It is odd how each day I arise in a different mood that is out of sync with the reality. Today a soft sadness gently dissipates with the unfolding of day and the slow infusion of coffee. One of the advantages of retirement is that you can afford moods. You can savor them like fine wines, yet not be consumed by them. I find it odd how emotions ruled me in the past when in actuality they are such transitory things.
The new porch is almost complete.
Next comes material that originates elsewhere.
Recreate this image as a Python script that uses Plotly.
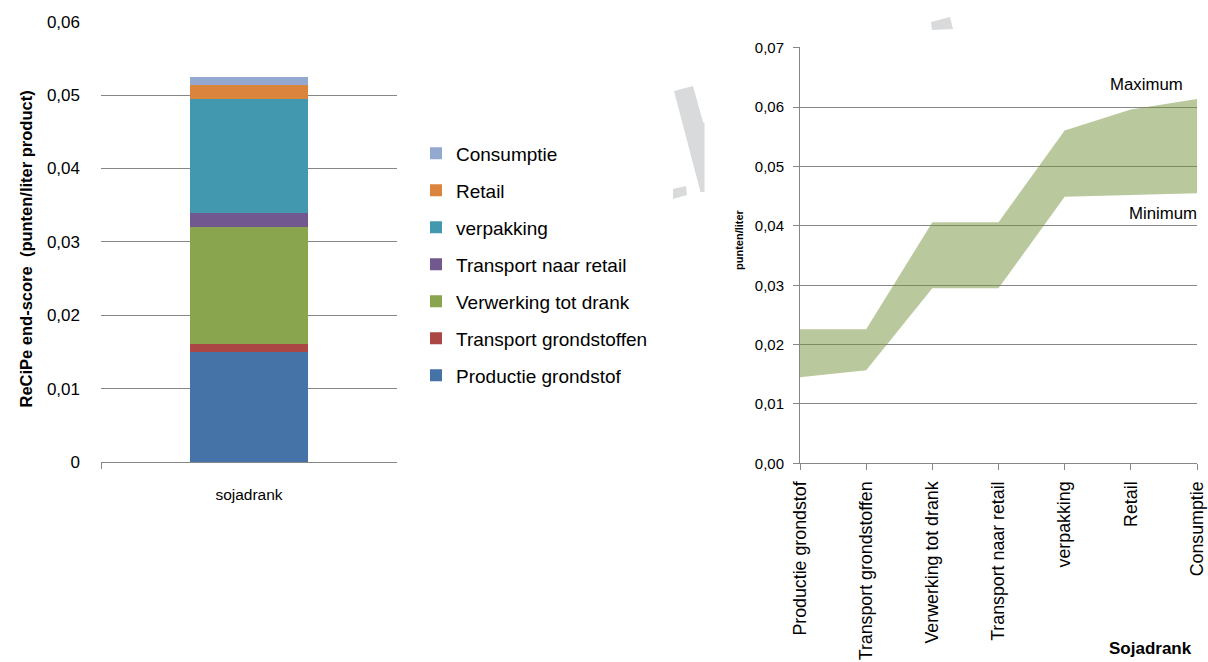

New planters for the handrails came by UPS, a new saw to replace the broken one, some sweet potato vines, both green and purple, to drape the handrails, a tomato plant in a three-gallon planter, and a couple of citronellas for the mosquitos came from Lowes.
I forgot to get nicotianas for evening perfume, but another trip to town later in the week will solve that. I have spent many pleasant evenings and mornings on that deck as I heralded the passing of time.
So here in my adopted State, the days flow by seamlessly, each one unique yet each one the same. Still, like an old fire horse, I want to rise to the call of the alarms, but the battle belongs to the young, and always has. So, with rheumy eyes, I watch the young ride off to battle each morning, and a part of me wants to ride off with them. I would, if it didn’t take so much damned effort!
Good morning!
… and the coffee was good.
Preparation day dawns wet, dark and overcast as the latest storm front rolls over us. It just feels good to rise with the sun, even if the sun can’t be seen. Well, ok. For you scientific buzz killers, the sun doesn’t actually rise. It appears.
So’s … a quick diversion to whips Friday Five exercise, a few sips of morning coffee, and my mornings return to the mundane again. I forget the negatives and count the blessings. Usually.
New planting pots have arrived. I purchassed ten 3 – gallon pots for the walkway, and some planters that fit over the top rail of the porch. I’ll visit the flower shops over the next few weeks and load up on posies and such.
So on the agenda this rainy day. Fill the gas tank, go to town and get my new saw and maybe some plants, read a few scriptural passages in preparation for Shabbat.
Humans have become so obsessed with portable devices and overwhelmed by content that we now have attention spans shorter than that of the previously jokingly juxtaposed goldfish.